This originally appeared as part of the Daily Sip, a ministry of St John’s Cathedral in Denver, CO
by Charles LaFond
Keening. Go ahead and cry out! The planet will join you!
Sometimes we humans need to pull out all the stops and let out a great huge cry. Animals do too I find. A friend told me recently about keening. I have never heard of this ancient Christian, Celtic practice. Some ancient Christian Celtic monasteries would have a room set aside for keening. Women from the surrounding area would go there to wail. It was special kind of wailing, which included ritual and some musical, vocal intonations under the wailing. Women would weep for the dead, weep for injustice and weep for mothers of dead children in the village, weep for their own griefs of loss and betrayal.
This friend went to one of these ancient, Celtic monastery ruins which had, in its ecclesial village of buildings a keening room. It must one day have been beautiful but today all that is left are partial walls and grass floors. In these ruins, with a few of her friends, she keened. She wailed. They all wailed and cried and wept for all the injustice in the world and even in the church. I have since spoken to others who know of keening and of course it merges out of the ancient practice of paid wailing at funerals, long before the time of Christ. Jesus’ encounter on the road of a group of wailers as he walked along the cliff of cemeteries and encounters a widow-mother burying her son is a prime example.

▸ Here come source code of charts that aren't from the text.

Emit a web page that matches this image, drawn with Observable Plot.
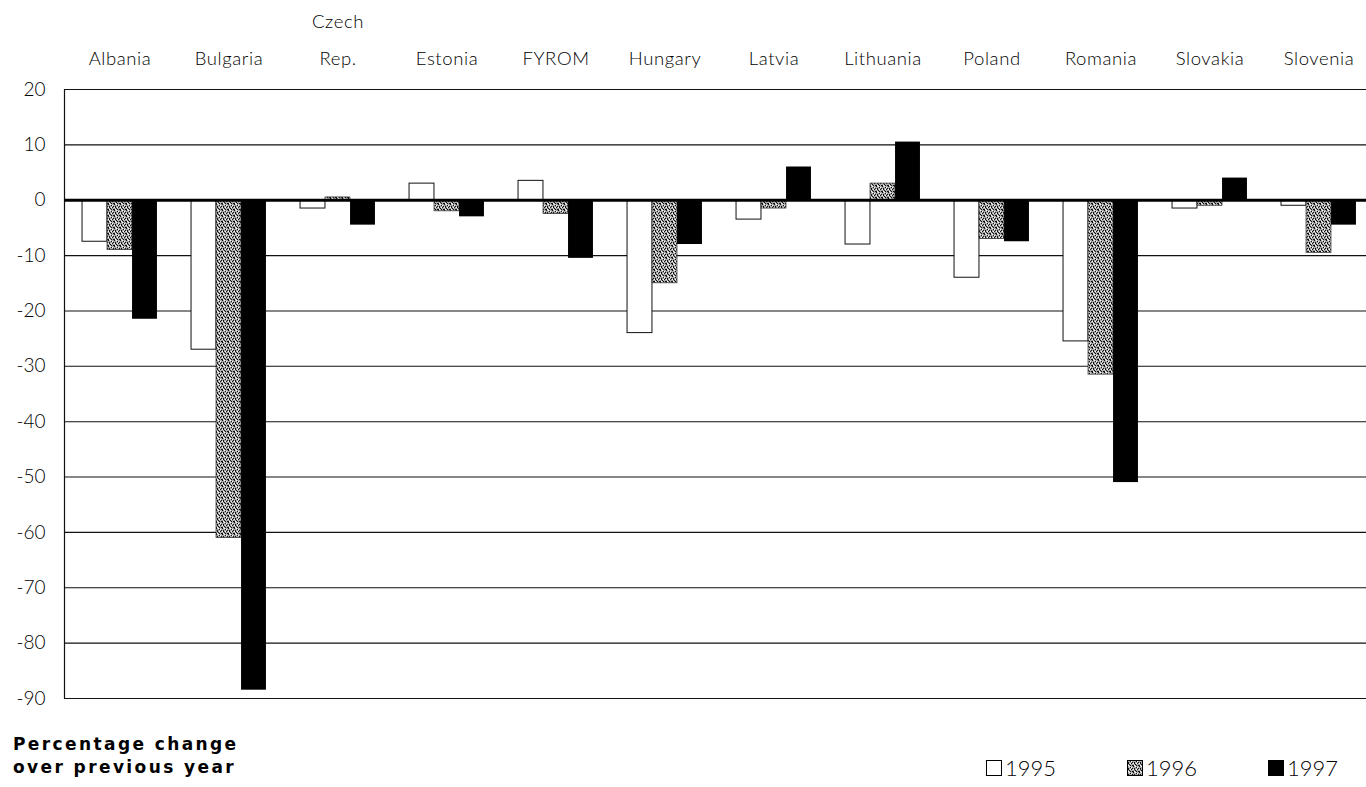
<!DOCTYPE html>
<html>
<head>
<meta charset="utf-8">
<script src="https://cdn.jsdelivr.net/npm/d3@7"></script>
<script src="https://cdn.jsdelivr.net/npm/@observablehq/plot@0.6"></script>
<style>
  html, body { margin: 0; padding: 0; background: #fff; }
  body { width: 1366px; height: 787px; position: relative; overflow: hidden; font-family: Lato, "DejaVu Sans", sans-serif; }
  #chart { position: absolute; left: 0; top: 0; }
  #caption { position: absolute; left: 13px; top: 733px; font-family: "DejaVu Sans", sans-serif; font-weight: bold; font-size: 17px; line-height: 23px; letter-spacing: 2.4px; color: #000; }
  #legend { position: absolute; top: 754px; left: 0; width: 1366px; height: 30px; font-size: 22px; font-weight: 300; color: #000; }
  .item { position: absolute; display: flex; align-items: center; }
  .xaxis text { letter-spacing: 0.6px; }
</style>
</head>
<body>
<div id="chart"></div>
<div id="caption">Percentage change<br>over previous year</div>
<div id="legend"></div>
<script>
const countries = ["Albania", "Bulgaria", "Czech Rep.", "Estonia", "FYROM", "Hungary", "Latvia", "Lithuania", "Poland", "Romania", "Slovakia", "Slovenia"];
const countryLabels = ["Albania", "Bulgaria", "Czech\nRep.", "Estonia", "FYROM", "Hungary", "Latvia", "Lithuania", "Poland", "Romania", "Slovakia", "Slovenia"];
const years = ["1995", "1996", "1997"];
const v1995 = [-7.5, -27, -1.5, 3, 3.5, -24, -3.5, -8, -14, -25.5, -1.5, -1];
const v1996 = [-9, -61, 0.5, -2, -2.5, -15, -1.5, 3, -7, -31.5, -1, -9.5];
const v1997 = [-21.5, -88.5, -4.5, -3, -10.5, -8, 6, 10.5, -7.5, -51, 4, -4.5];
const yTicks = [20, 10, 0, -10, -20, -30, -40, -50, -60, -70, -80, -90];

const rows = countries.map((c, i) => ({country: c, v1995: v1995[i], v1996: v1996[i], v1997: v1997[i]}));

const barW = 25;
const bandStep = (1373 - 64) / countries.length;
const inset = (bandStep - barW) / 2;

const chart = Plot.plot({
  width: 1366,
  height: 715,
  marginLeft: 64,
  marginRight: 0,
  marginTop: 89,
  marginBottom: 17,
  style: {fontFamily: "Lato, 'DejaVu Sans', sans-serif", fontWeight: 300, background: "white", color: "black"},
  x: {domain: countries, range: [64, 1373], padding: 0, axis: null},
  y: {domain: [-90, 20], axis: null},
  marks: [
    Plot.ruleY(yTicks, {stroke: "#111", strokeWidth: 1.1}),
    Plot.frame({anchor: "left", stroke: "#111", strokeWidth: 1.2}),
    Plot.barY(rows, {x: "country", y1: 0, y2: "v1995", fill: "white", stroke: "#111", strokeWidth: 1, insetLeft: inset, insetRight: inset, dx: -barW}),
    Plot.barY(rows, {x: "country", y1: 0, y2: "v1996", fill: "url(#speckle)", stroke: "#333", strokeWidth: 0.8, insetLeft: inset, insetRight: inset}),
    Plot.barY(rows, {x: "country", y1: 0, y2: "v1997", fill: "black", insetLeft: inset, insetRight: inset, dx: barW}),
    Plot.ruleY([0], {stroke: "black", strokeWidth: 3}),
    Plot.axisY(yTicks, {tickSize: 0, tickPadding: 19, fontSize: 19, label: null, tickFormat: d => String(d)}),
    Plot.axisX({anchor: "top", tickSize: 0, tickPadding: 25, fontSize: 18.5, lineHeight: 1.95, label: null, className: "xaxis", tickFormat: d => countryLabels[countries.indexOf(d)]})
  ]
});

// speckled texture for the 1996 bars
const ns = "http://www.w3.org/2000/svg";
const defs = document.createElementNS(ns, "defs");
const pat = document.createElementNS(ns, "pattern");
pat.setAttribute("id", "speckle");
pat.setAttribute("patternUnits", "userSpaceOnUse");
pat.setAttribute("width", 6);
pat.setAttribute("height", 6);
const bg = document.createElementNS(ns, "rect");
bg.setAttribute("width", 6); bg.setAttribute("height", 6); bg.setAttribute("fill", "#a9a9a9");
pat.appendChild(bg);
const dots = [[0,0],[3,1],[1,2],[5,2],[4,3],[2,4],[5,5],[0,5],[3,5],[1,3]];
for (const [px, py] of dots) {
  const r = document.createElementNS(ns, "rect");
  r.setAttribute("x", px); r.setAttribute("y", py);
  r.setAttribute("width", 1); r.setAttribute("height", 1);
  r.setAttribute("fill", "#111");
  pat.appendChild(r);
}
const lights = [[2,0],[4,1],[0,3],[3,3],[1,5]];
for (const [px, py] of lights) {
  const r = document.createElementNS(ns, "rect");
  r.setAttribute("x", px); r.setAttribute("y", py);
  r.setAttribute("width", 1); r.setAttribute("height", 1);
  r.setAttribute("fill", "#fff");
  pat.appendChild(r);
}
defs.appendChild(pat);
chart.insertBefore(defs, chart.firstChild);
document.getElementById("chart").appendChild(chart);

// legend
const legendFills = {"1995": "white", "1996": "url(#speckle)", "1997": "black"};
const legendX = [986, 1127, 1268];
const legend = document.getElementById("legend");
years.forEach((yr, i) => {
  const item = document.createElement("div");
  item.className = "item";
  item.style.left = legendX[i] + "px";
  const sw = document.createElementNS(ns, "svg");
  sw.setAttribute("width", 16); sw.setAttribute("height", 16);
  sw.style.marginRight = "3px";
  const r = document.createElementNS(ns, "rect");
  r.setAttribute("x", 0.5); r.setAttribute("y", 0.5); r.setAttribute("width", 15); r.setAttribute("height", 15);
  r.setAttribute("fill", legendFills[yr]); r.setAttribute("stroke", "#000");
  sw.appendChild(r);
  item.appendChild(sw);
  const t = document.createElement("span");
  t.textContent = yr;
  item.appendChild(t);
  legend.appendChild(item);
});
</script>
</body>
</html>
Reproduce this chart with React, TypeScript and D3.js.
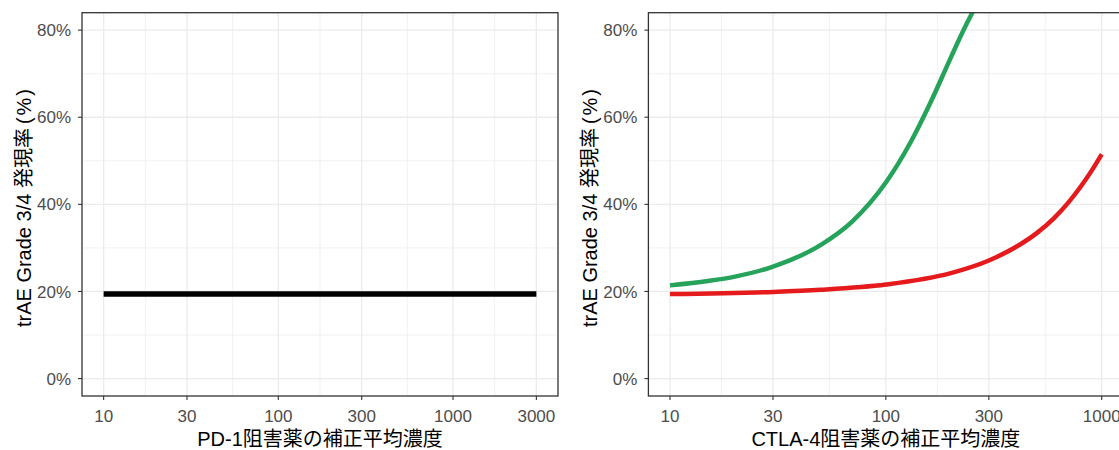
import React from "react";
import * as d3 from "d3";

// ---- data ----
const xBreaksPD1 = [10, 30, 100, 300, 1000, 3000];
const xBreaksCTLA4 = [10, 30, 100, 300, 1000];
const yBreaks = [0, 0.2, 0.4, 0.6, 0.8];
const yMinor = [0.1, 0.3, 0.5, 0.7];

const pd1Conc = [10, 3000];
const pd1Rate = [0.194, 0.194];

const greenConc = [10, 15, 20, 30, 50, 70, 100, 130, 160, 200, 230, 260];
const greenRate = [0.214, 0.224, 0.234, 0.257, 0.307, 0.361, 0.45, 0.542, 0.631, 0.737, 0.802, 0.854];

const redConc = [10, 30, 50, 100, 200, 300, 400, 500, 600, 700, 800, 900, 1000];
const redRate = [0.194, 0.199, 0.204, 0.216, 0.242, 0.271, 0.302, 0.334, 0.368, 0.404, 0.441, 0.478, 0.515];

const yTitleMain = "trAE Grade 3/4 発現率";
const yTitleUnit = ["(", "%", ")"];
const xTitlePD1 = "PD-1阻害薬の補正平均濃度";
const xTitleCTLA4 = "CTLA-4阻害薬の補正平均濃度";

const FONT = "'Liberation Sans', Arial, 'Noto Sans CJK JP', sans-serif";
const GRID = "#EBEBEB";
const AX = "#333333";
const TXT = "#4D4D4D";

type Series = { x: number[]; y: number[]; color: string; width: number };

function Panel(props: {
  id: string;
  left: number;
  right: number;
  breaks: number[];
  xTitle: string;
  series: Series[];
}) {
  const { id, left, right, breaks, xTitle, series } = props;
  const top = 12.7;
  const bottom = 396;
  const lo = Math.log10(breaks[0]);
  const hi = Math.log10(breaks[breaks.length - 1]);
  const ex = (hi - lo) * 0.05;
  const x = d3
    .scaleLog()
    .domain([Math.pow(10, lo - ex), Math.pow(10, hi + ex)])
    .range([left, right]);
  const y = d3.scaleLinear().domain([-0.04, 0.84]).range([bottom, top]);
  const xMinor = breaks.slice(0, -1).map((b, i) => Math.sqrt(b * breaks[i + 1]));
  const fmtPct = (v: number) => `${Math.round(v * 100)}%`;
  const line = d3
    .line<[number, number]>()
    .x((d) => x(d[0]))
    .y((d) => y(d[1]))
    .curve(d3.curveMonotoneX);
  return (
    <g>
      <defs>
        <clipPath id={id}>
          <rect x={left} y={top} width={right - left} height={bottom - top} />
        </clipPath>
      </defs>
      <rect x={left} y={top} width={right - left} height={bottom - top} fill="white" />
      {yMinor.map((v) => (
        <line key={"ym" + v} x1={left} x2={right} y1={y(v)} y2={y(v)} stroke={GRID} strokeWidth={0.7} />
      ))}
      {xMinor.map((v) => (
        <line key={"xm" + v} x1={x(v)} x2={x(v)} y1={top} y2={bottom} stroke={GRID} strokeWidth={0.7} />
      ))}
      {yBreaks.map((v) => (
        <line key={"yg" + v} x1={left} x2={right} y1={y(v)} y2={y(v)} stroke={GRID} strokeWidth={1.3} />
      ))}
      {breaks.map((v) => (
        <line key={"xg" + v} x1={x(v)} x2={x(v)} y1={top} y2={bottom} stroke={GRID} strokeWidth={1.3} />
      ))}
      <g clipPath={`url(#${id})`}>
        {series.map((s, i) => (
          <path
            key={i}
            d={line(s.x.map((xv, j) => [xv, s.y[j]] as [number, number])) || ""}
            fill="none"
            stroke={s.color}
            strokeWidth={s.width}
          />
        ))}
      </g>
      <rect x={left} y={top} width={right - left} height={bottom - top} fill="none" stroke={AX} strokeWidth={1.3} />
      {yBreaks.map((v) => (
        <g key={"yt" + v}>
          <line x1={left - 4} x2={left} y1={y(v)} y2={y(v)} stroke={AX} strokeWidth={1.1} />
          <text x={left - 11} y={y(v)} dy="0.36em" textAnchor="end" fontSize={17} fill={TXT} fontFamily={FONT}>
            {fmtPct(v)}
          </text>
        </g>
      ))}
      {breaks.map((v) => (
        <g key={"xt" + v}>
          <line x1={x(v)} x2={x(v)} y1={bottom} y2={bottom + 4} stroke={AX} strokeWidth={1.1} />
          <text x={x(v)} y={bottom + 26} textAnchor="middle" fontSize={17} fill={TXT} fontFamily={FONT}>
            {v}
          </text>
        </g>
      ))}
      <text x={(left + right) / 2} y={446} textAnchor="middle" fontSize={20} fill="black" fontFamily={FONT}>
        {xTitle}
      </text>
      <text
        transform={`translate(${left - 51},${208}) rotate(-90)`}
        textAnchor="middle"
        fontSize={20}
        fill="black"
        fontFamily={FONT}
      >
        {yTitleMain}
        <tspan dx={4}>{yTitleUnit[0]}</tspan>
        <tspan dx={2}>{yTitleUnit[1]}</tspan>
        <tspan dx={2}>{yTitleUnit[2]}</tspan>
      </text>
    </g>
  );
}

export default function App() {
  return (
    <div style={{ position: "fixed", left: 0, top: 0, width: 1119, height: 450, background: "white" }}>
      <svg width={1119} height={450} style={{ display: "block" }}>
        <rect width={1119} height={450} fill="white" />
        <Panel
          id="clipL"
          left={82}
          right={558}
          breaks={xBreaksPD1}
          xTitle={xTitlePD1}
          series={[{ x: pd1Conc, y: pd1Rate, color: "#000000", width: 5.5 }]}
        />
        <Panel
          id="clipR"
          left={648.4}
          right={1123.3}
          breaks={xBreaksCTLA4}
          xTitle={xTitleCTLA4}
          series={[
            { x: greenConc, y: greenRate, color: "#25A35A", width: 4.5 },
            { x: redConc, y: redRate, color: "#E41A1C", width: 4.5 },
          ]}
        />
      </svg>
    </div>
  );
}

In speaking to people who know more about keening than I do, I am told that the keeners begin a cacophonous wailing as they keen. There are different pitches and different tones. Over time however, they find that there is a certain, unconscious melody in the singing of their wailing – a weaving which happens such that the wailing and moaning, the screaming and lamenting begins to become a form of song in which the one influences the other, almost becoming musical. Whales who sing in our oceans do this too I am told.
This week my spiritual director asked me to do some keening, not easily done in a city with houses a few feet apart; and so I had to go way out east of Denver, to an area where there is lots of open land – and there I keened. My black Lab Kai sat and listened as if keeping vigil. I wept at betrayal and loss; and I keened. I screamed psalm 55 at the top of my lungs and I keened. It was rather therapeutic – a release of energy – needing to be released into a cosmos big enough to absorb it and where it could not harm anyone.
The experience reminded me of a day in a mahout training camp in the mountains of Thailand in which I spent some weeks living with an elephant. The mahout (elephant trainers) had me stand in a field, alone and ramrod straight, and told me not to move. There was a pail in case I needed to relieve myself and a jug of water in case I was thirsty. I stood there for a long time. Slowly the elephants emerged from the nearby fields and forests and began to sniff me all over, circling me. Though many wandered off, one seemed to hang with me. The mahout said she had chosen me and that she would companion me all day, every day for my weeks of training.
In the third week, I began to feel pain from recent experiences in my life. The hut (pictured above) was small and was as much retreat hermitage as anything else. The elephant who choose me would hang out nearby waiting to play, walk, be washed or fed and I was grateful for the vigil she seemed to keep for me. One night I was in deep grief and began to cry. I was keening though I did not have the name for it until now. It was a loud jungle and so it felt safe just to wail. So I did.
As I cried out, she blew her trunk with a great loud trumpeting which so shocked me that I stopped weeping and began laughing.
The odd thing was – and I will never forget this – her note of trumpeting matched the tone of my cry, almost exactly.